To be done: Give the listing again exactly, omitting its images.
## begin
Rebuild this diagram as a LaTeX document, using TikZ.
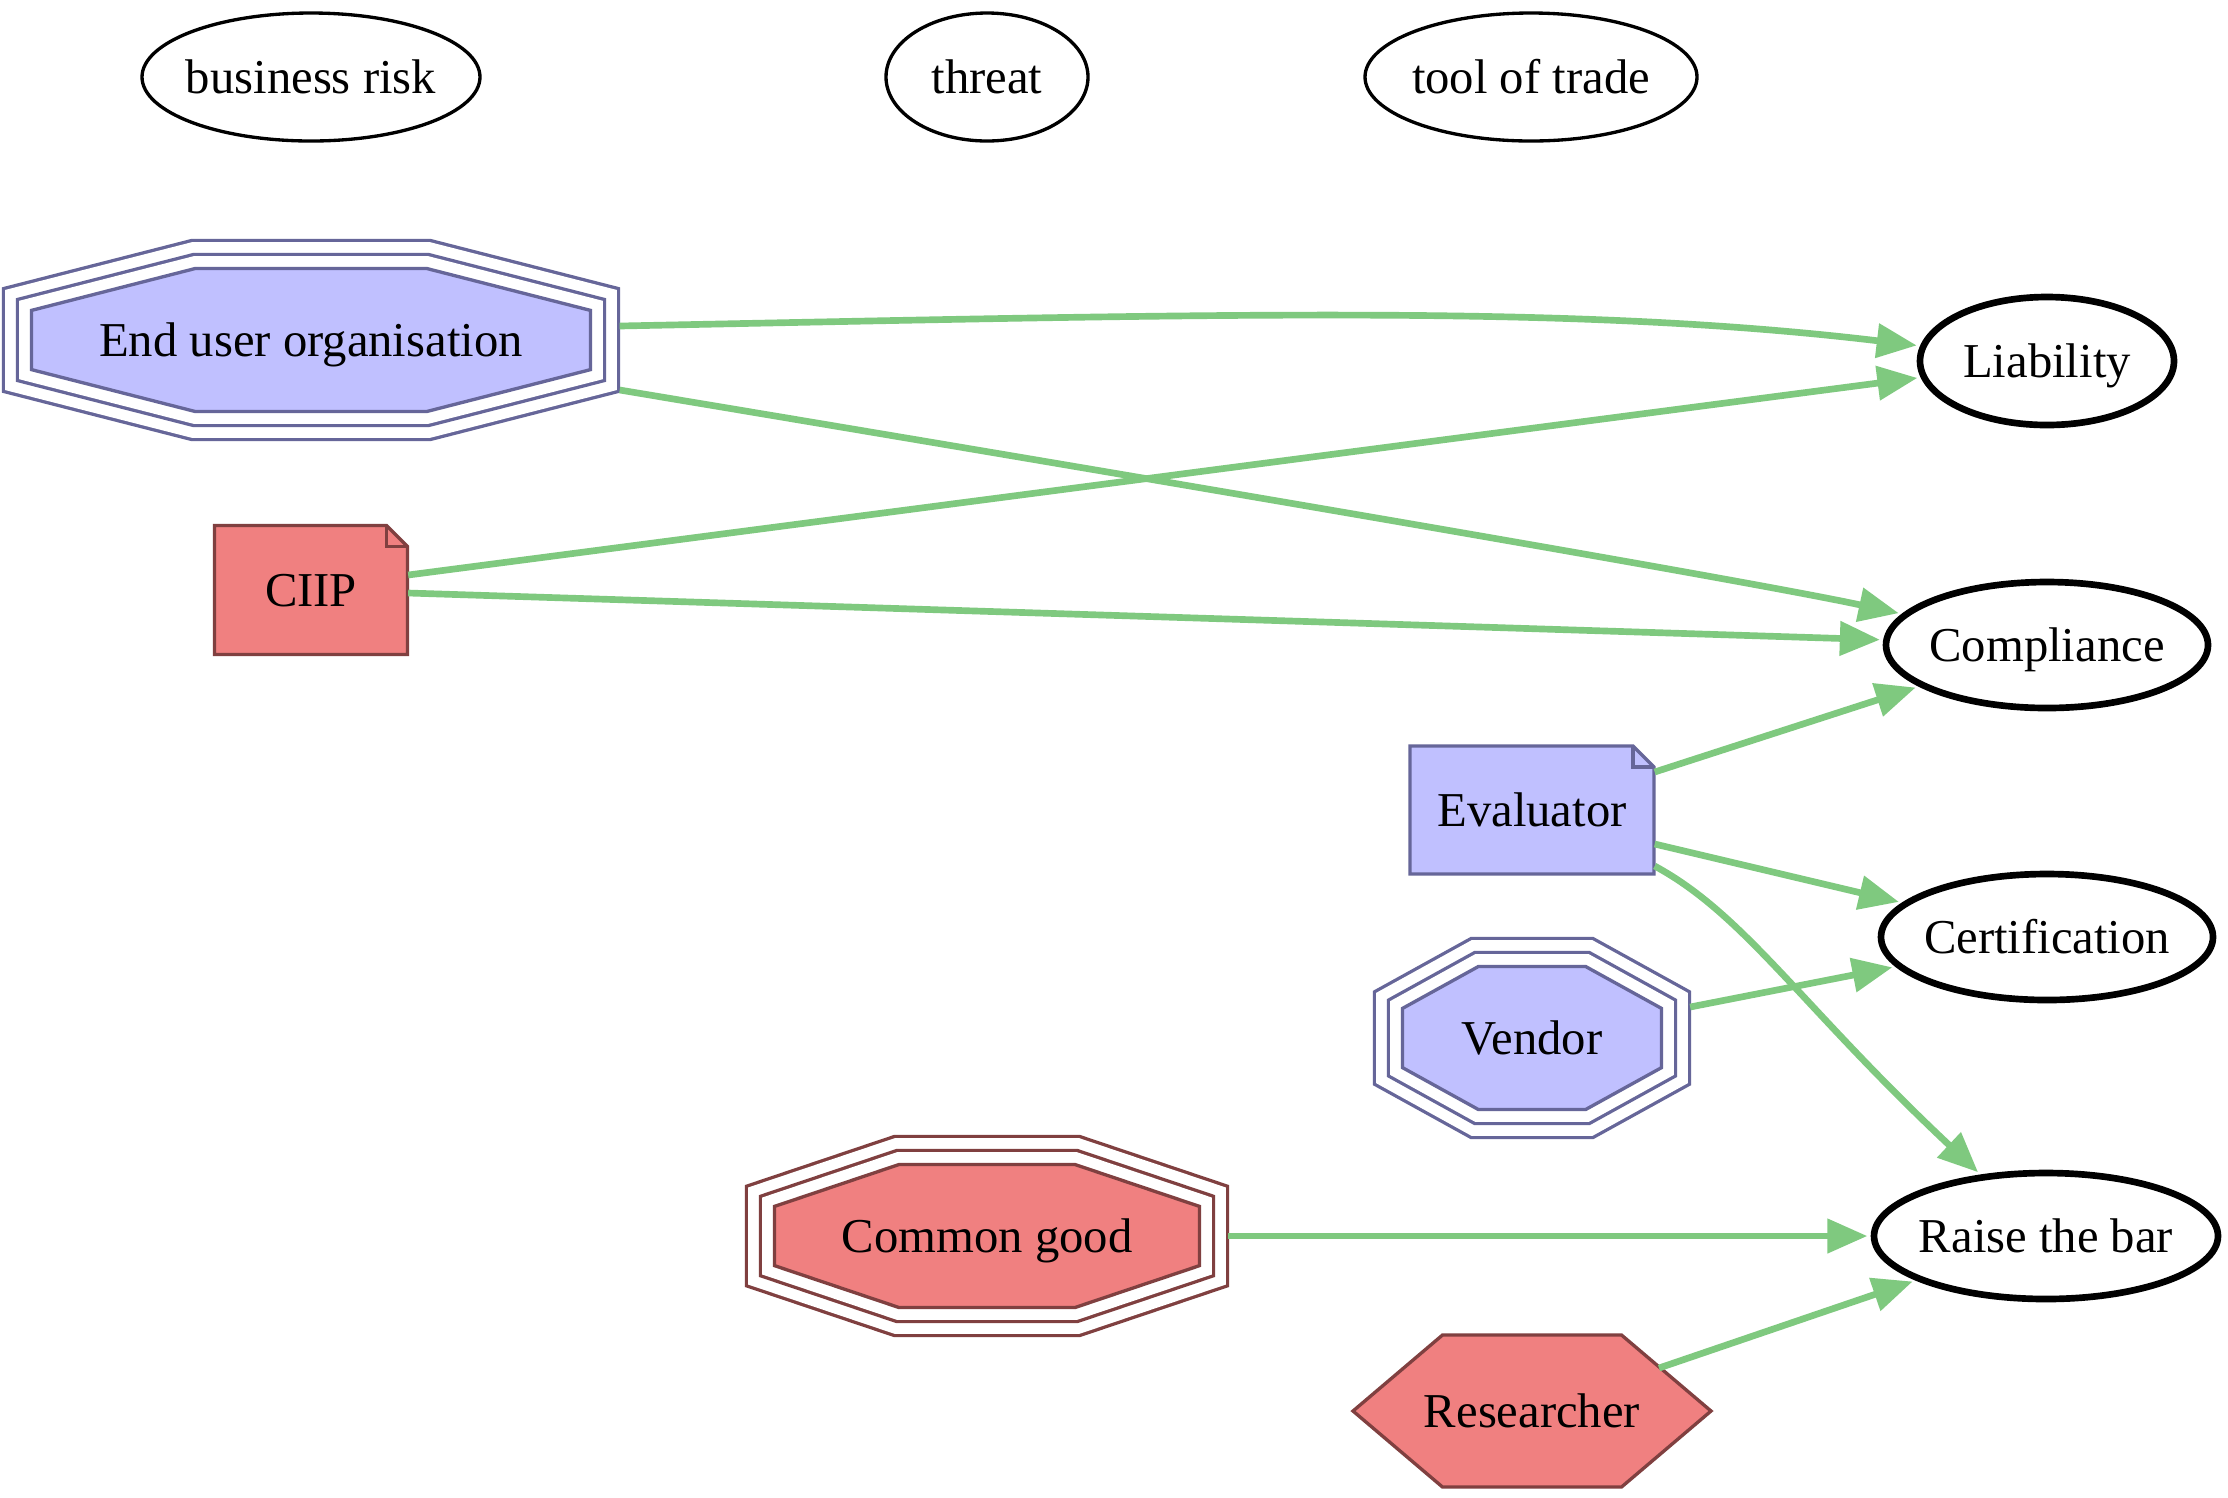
\documentclass[tikz,border=0pt]{standalone}
\usepackage{fontspec}
\setmainfont{Liberation Serif}
\usetikzlibrary{arrows.meta,shapes.geometric,calc,backgrounds}

\definecolor{linkgreen}{HTML}{7FC97F}
\definecolor{bluefill}{HTML}{C0C0FF}
\definecolor{blueline}{HTML}{666699}
\definecolor{redfill}{HTML}{F08080}
\definecolor{redline}{HTML}{804040}

% octagon outline, #1 = half width, #2 = half height
\newcommand\octagonpath[2]{({#1},{0.4142*#2}) -- ({0.4142*#1},{#2}) -- ({-0.4142*#1},{#2}) -- ({-#1},{0.4142*#2}) -- ({-#1},{-0.4142*#2}) -- ({-0.4142*#1},{-#2}) -- ({0.4142*#1},{-#2}) -- ({#1},{-0.4142*#2}) -- cycle}

% three parallel octagon outlines around a node, the inner one filled
\newcommand\tripleoct[5]{%
  \begin{scope}[shift={(#1.center)}, line join=miter]
    \draw[#5, line width=17.8pt] \octagonpath{#2}{#3};
    \draw[white, line width=15.8pt] \octagonpath{#2}{#3};
    \draw[#5, line width=9.4pt] \octagonpath{#2}{#3};
    \draw[white, line width=7.4pt] \octagonpath{#2}{#3};
    \draw[#5, fill=#4, line width=1pt] \octagonpath{#2}{#3};
  \end{scope}}

% note shape with folded top-right corner, #2 = half width, #3 = half height
\newcommand\notebox[5]{%
  \begin{scope}[shift={(#1.center)}, line join=miter]
    \draw[#5, fill=#4, line width=1pt] (-#2,-#3) -- ({#2-21},-#3) -- (#2,{-#3+21}) -- (#2,#3) -- (-#2,#3) -- cycle;
    \draw[#5, line width=1pt] ({#2-21},-#3) -- ({#2-21},{-#3+21}) -- (#2,{-#3+21});
  \end{scope}}

\tikzset{
  every node/.style={font=\fontsize{14.6pt}{17.5pt}\selectfont, text height=9.6pt, text depth=0pt, inner sep=0pt},
  topell/.style={ellipse, draw=black, line width=1pt, inner xsep=-20pt, inner ysep=-5pt},
  goalell/.style={ellipse, draw=black, line width=2pt, inner xsep=-20pt, inner ysep=-5pt},
  shapebox/.style={rectangle, draw=none},
  link/.style={draw=linkgreen, line width=2pt, shorten >=1pt, -{Triangle[length=12pt,width=10pt]}},
}

\begin{document}
\begin{tikzpicture}[x=0.3pt, y=-0.3pt]
\useasboundingbox (0,0) rectangle (2228,1497);

% legend row
\node[topell, minimum width=101.4pt, minimum height=38.4pt] (br) at (311,77) {business risk};
\node[topell, minimum width=60.6pt, minimum height=38.4pt] (th) at (987,77) {threat};
\node[topell, minimum width=99.6pt, minimum height=38.4pt] (tt) at (1531,77) {tool of trade};

% stakeholders
\node[shapebox, minimum width=184.8pt, minimum height=59.7pt] (eu) at (311,340) {End user organisation};
\node[shapebox, minimum width=57.9pt, minimum height=38.7pt] (ciip) at (311,590) {CIIP};
\node[shapebox, minimum width=73.2pt, minimum height=38.4pt] (ev) at (1532,810) {Evaluator};
\node[shapebox, minimum width=94.5pt, minimum height=59.7pt] (vd) at (1532,1038) {Vendor};
\node[shapebox, minimum width=144.3pt, minimum height=59.7pt] (cg) at (987,1236) {Common good};
\node[shapebox, minimum width=107.4pt, minimum height=45.6pt] (res) at (1532,1411) {Researcher};

% goals
\node[goalell, minimum width=76.2pt, minimum height=38.4pt] (lib) at (2047,361) {Liability};
\node[goalell, minimum width=96.6pt, minimum height=37.8pt] (cp) at (2047,645) {Compliance};
\node[goalell, minimum width=99.6pt, minimum height=37.8pt] (cert) at (2047,937) {Certification};
\node[goalell, minimum width=103.2pt, minimum height=37.8pt] (rb) at (2046,1236) {Raise the bar};

% stakeholder shapes behind their labels
\begin{scope}[on background layer]
  \fill[white] (0,0) rectangle (2228,1497);
  \tripleoct{eu}{279.5}{71.5}{bluefill}{blueline}
  \tripleoct{vd}{129.5}{71.5}{bluefill}{blueline}
  \tripleoct{cg}{212.5}{71.5}{redfill}{redline}
  \notebox{ciip}{96.5}{64.5}{redfill}{redline}
  \notebox{ev}{122}{64}{bluefill}{blueline}
  \begin{scope}[shift={(res.center)}, line join=miter]
    \draw[redline, fill=redfill, line width=1pt] (179,0) -- (89.5,-76) -- (-89.5,-76) -- (-179,0) -- (-89.5,76) -- (89.5,76) -- cycle;
  \end{scope}
\end{scope}

% connectors
\draw[link] ($(eu.east)+(0,-14)$) .. controls (1221,314) and (1570,304) .. (lib);
\draw[link] ($(eu.east)+(0,50)$) .. controls (1321,507) and (1763,584) .. (cp);
\draw[link] ($(ciip.east)+(0,-15)$) -- (lib);
\draw[link] ($(ciip.east)+(0,3)$) -- (cp);
\draw[link] ($(ev.east)+(0,-38)$) -- (cp);
\draw[link] ($(ev.east)+(0,34)$) -- (cert);
\draw[link] ($(ev.east)+(0,56)$) .. controls (1745,915) and (1800,1005) .. (rb);
\draw[link] ($(vd.east)+(0,-31)$) -- (cert);
\draw[link] (cg.east) -- (rb);
\draw[link] ($(res.center)+(127,-43)$) -- (rb);
\end{tikzpicture}
\end{document}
## end
The output:
Rebuild this diagram as a LaTeX document, using TikZ.
\documentclass[tikz,border=0pt]{standalone}
\usepackage{fontspec}
\setmainfont{Liberation Serif}
\usetikzlibrary{arrows.meta,shapes.geometric,calc,backgrounds}

\definecolor{linkgreen}{HTML}{7FC97F}
\definecolor{bluefill}{HTML}{C0C0FF}
\definecolor{blueline}{HTML}{666699}
\definecolor{redfill}{HTML}{F08080}
\definecolor{redline}{HTML}{804040}

% octagon outline, #1 = half width, #2 = half height
\newcommand\octagonpath[2]{({#1},{0.4142*#2}) -- ({0.4142*#1},{#2}) -- ({-0.4142*#1},{#2}) -- ({-#1},{0.4142*#2}) -- ({-#1},{-0.4142*#2}) -- ({-0.4142*#1},{-#2}) -- ({0.4142*#1},{-#2}) -- ({#1},{-0.4142*#2}) -- cycle}

% three parallel octagon outlines around a node, the inner one filled
\newcommand\tripleoct[5]{%
  \begin{scope}[shift={(#1.center)}, line join=miter]
    \draw[#5, line width=17.8pt] \octagonpath{#2}{#3};
    \draw[white, line width=15.8pt] \octagonpath{#2}{#3};
    \draw[#5, line width=9.4pt] \octagonpath{#2}{#3};
    \draw[white, line width=7.4pt] \octagonpath{#2}{#3};
    \draw[#5, fill=#4, line width=1pt] \octagonpath{#2}{#3};
  \end{scope}}

% note shape with folded top-right corner, #2 = half width, #3 = half height
\newcommand\notebox[5]{%
  \begin{scope}[shift={(#1.center)}, line join=miter]
    \draw[#5, fill=#4, line width=1pt] (-#2,-#3) -- ({#2-21},-#3) -- (#2,{-#3+21}) -- (#2,#3) -- (-#2,#3) -- cycle;
    \draw[#5, line width=1pt] ({#2-21},-#3) -- ({#2-21},{-#3+21}) -- (#2,{-#3+21});
  \end{scope}}

\tikzset{
  every node/.style={font=\fontsize{14.6pt}{17.5pt}\selectfont, text height=9.6pt, text depth=0pt, inner sep=0pt},
  topell/.style={ellipse, draw=black, line width=1pt, inner xsep=-20pt, inner ysep=-5pt},
  goalell/.style={ellipse, draw=black, line width=2pt, inner xsep=-20pt, inner ysep=-5pt},
  shapebox/.style={rectangle, draw=none},
  link/.style={draw=linkgreen, line width=2pt, shorten >=1pt, -{Triangle[length=12pt,width=10pt]}},
}

\begin{document}
\begin{tikzpicture}[x=0.3pt, y=-0.3pt]
\useasboundingbox (0,0) rectangle (2228,1497);

% legend row
\node[topell, minimum width=101.4pt, minimum height=38.4pt] (br) at (311,77) {business risk};
\node[topell, minimum width=60.6pt, minimum height=38.4pt] (th) at (987,77) {threat};
\node[topell, minimum width=99.6pt, minimum height=38.4pt] (tt) at (1531,77) {tool of trade};

% stakeholders
\node[shapebox, minimum width=184.8pt, minimum height=59.7pt] (eu) at (311,340) {End user organisation};
\node[shapebox, minimum width=57.9pt, minimum height=38.7pt] (ciip) at (311,590) {CIIP};
\node[shapebox, minimum width=73.2pt, minimum height=38.4pt] (ev) at (1532,810) {Evaluator};
\node[shapebox, minimum width=94.5pt, minimum height=59.7pt] (vd) at (1532,1038) {Vendor};
\node[shapebox, minimum width=144.3pt, minimum height=59.7pt] (cg) at (987,1236) {Common good};
\node[shapebox, minimum width=107.4pt, minimum height=45.6pt] (res) at (1532,1411) {Researcher};

% goals
\node[goalell, minimum width=76.2pt, minimum height=38.4pt] (lib) at (2047,361) {Liability};
\node[goalell, minimum width=96.6pt, minimum height=37.8pt] (cp) at (2047,645) {Compliance};
\node[goalell, minimum width=99.6pt, minimum height=37.8pt] (cert) at (2047,937) {Certification};
\node[goalell, minimum width=103.2pt, minimum height=37.8pt] (rb) at (2046,1236) {Raise the bar};

% stakeholder shapes behind their labels
\begin{scope}[on background layer]
  \fill[white] (0,0) rectangle (2228,1497);
  \tripleoct{eu}{279.5}{71.5}{bluefill}{blueline}
  \tripleoct{vd}{129.5}{71.5}{bluefill}{blueline}
  \tripleoct{cg}{212.5}{71.5}{redfill}{redline}
  \notebox{ciip}{96.5}{64.5}{redfill}{redline}
  \notebox{ev}{122}{64}{bluefill}{blueline}
  \begin{scope}[shift={(res.center)}, line join=miter]
    \draw[redline, fill=redfill, line width=1pt] (179,0) -- (89.5,-76) -- (-89.5,-76) -- (-179,0) -- (-89.5,76) -- (89.5,76) -- cycle;
  \end{scope}
\end{scope}

% connectors
\draw[link] ($(eu.east)+(0,-14)$) .. controls (1221,314) and (1570,304) .. (lib);
\draw[link] ($(eu.east)+(0,50)$) .. controls (1321,507) and (1763,584) .. (cp);
\draw[link] ($(ciip.east)+(0,-15)$) -- (lib);
\draw[link] ($(ciip.east)+(0,3)$) -- (cp);
\draw[link] ($(ev.east)+(0,-38)$) -- (cp);
\draw[link] ($(ev.east)+(0,34)$) -- (cert);
\draw[link] ($(ev.east)+(0,56)$) .. controls (1745,915) and (1800,1005) .. (rb);
\draw[link] ($(vd.east)+(0,-31)$) -- (cert);
\draw[link] (cg.east) -- (rb);
\draw[link] ($(res.center)+(127,-43)$) -- (rb);
\end{tikzpicture}
\end{document}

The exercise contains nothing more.